Innovation, Startups and Venture Capital in Iceland

What’s up with the constant “Annual Report”-reporting?

Last week, Viðskiptablaðið published a news article titled “Grid valuated at 1.7bn ISK” (or ~12m at current exchange rates). The article, which is reporting straight out of the annual report of Brunnur Ventures, states the following:

“In the fund’s books, a 1.9% share of Grid is valued at 31.4m ISK, which equals a little under 1.7 billion ISK in total valuation”

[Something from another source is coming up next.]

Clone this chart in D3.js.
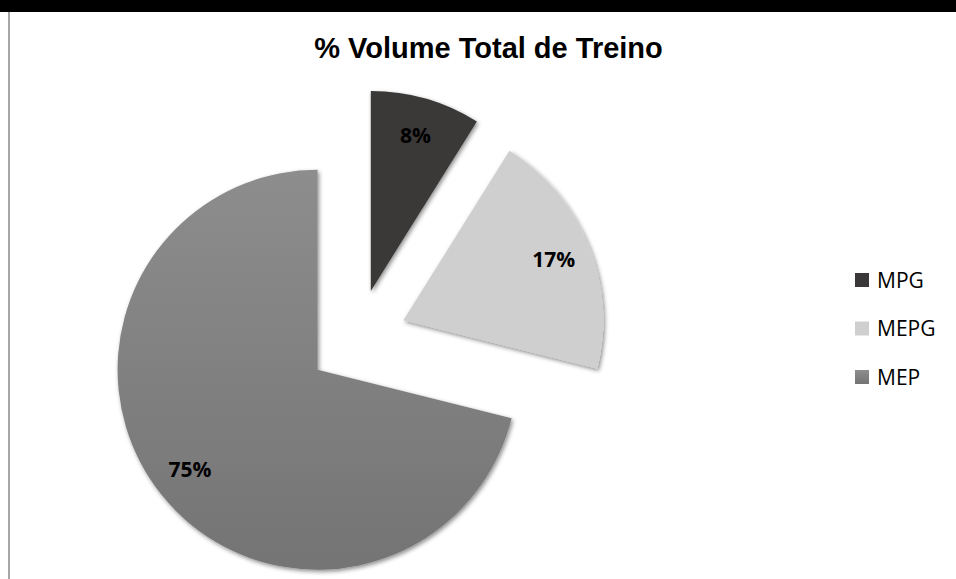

Leaving the rather humorous fact that an article about the annual report of a venture fund headlines and features the image of a single founder, where the fund only owns 1.9% aside, this is a type of reporting that has been a pet peeve of mine for some time. And I’m not saying that to throw dirt on Viðskiptablaðið – I like Viðskiptablaðið, I’ve written an article into it and they do a rather good job of covering startups, which is commendable. I’m just raising the topic of how certain things are reported when it comes to startups (and in this case, it just happens to be VB that is reporting it, I’ve seen other outlets do the same).

First off: a startup’s book value is essentially meaningless. Period. It’s paper money, not realised gains, and often goes through a similar growth curve based on the broader venture landscape, i.e. companies that have raised seed funding tend to have a similar (plus/minus) valuation, and so forth. There are rules of thumbs for these things. And everyone in the business knows it. Grid’s CEO Hjálmar Gíslason (Hjalli) discussed in a recent Facebook post:

“Although the numbers are correct based on the last funding round, this makes for a good opportunity to remind people that shares in startups are worthless until someone is ready to buy them. For that to happen usually takes a long time, a lot of work, well executed marketing, and a good dose of luck, even though everything else is done perfectly.”

Second of all, the annual reports of venture funds – at least according to Icelandic account standards – do not, in absolutely most circumstances, represent the fully diluted value of the share of the fund. Because companies and share price are complex, and startup share prices especially so. There are stock option pools that haven’t been handed out (diluting all other investors), there are liquidation preference, convertible notes, and other terms that could affect the end result. So although the number might be correct based on the share price at the last offering, there are a myriad of variables that might affect the end result. Which makes the “annual-report”-reporting a pet peeve of mine. 

It’s loosely describing a reality that’s in some ways inaccurate, and in other ways something most people that work in the industry don’t care that much about. And it’s not especially helpful for anyone.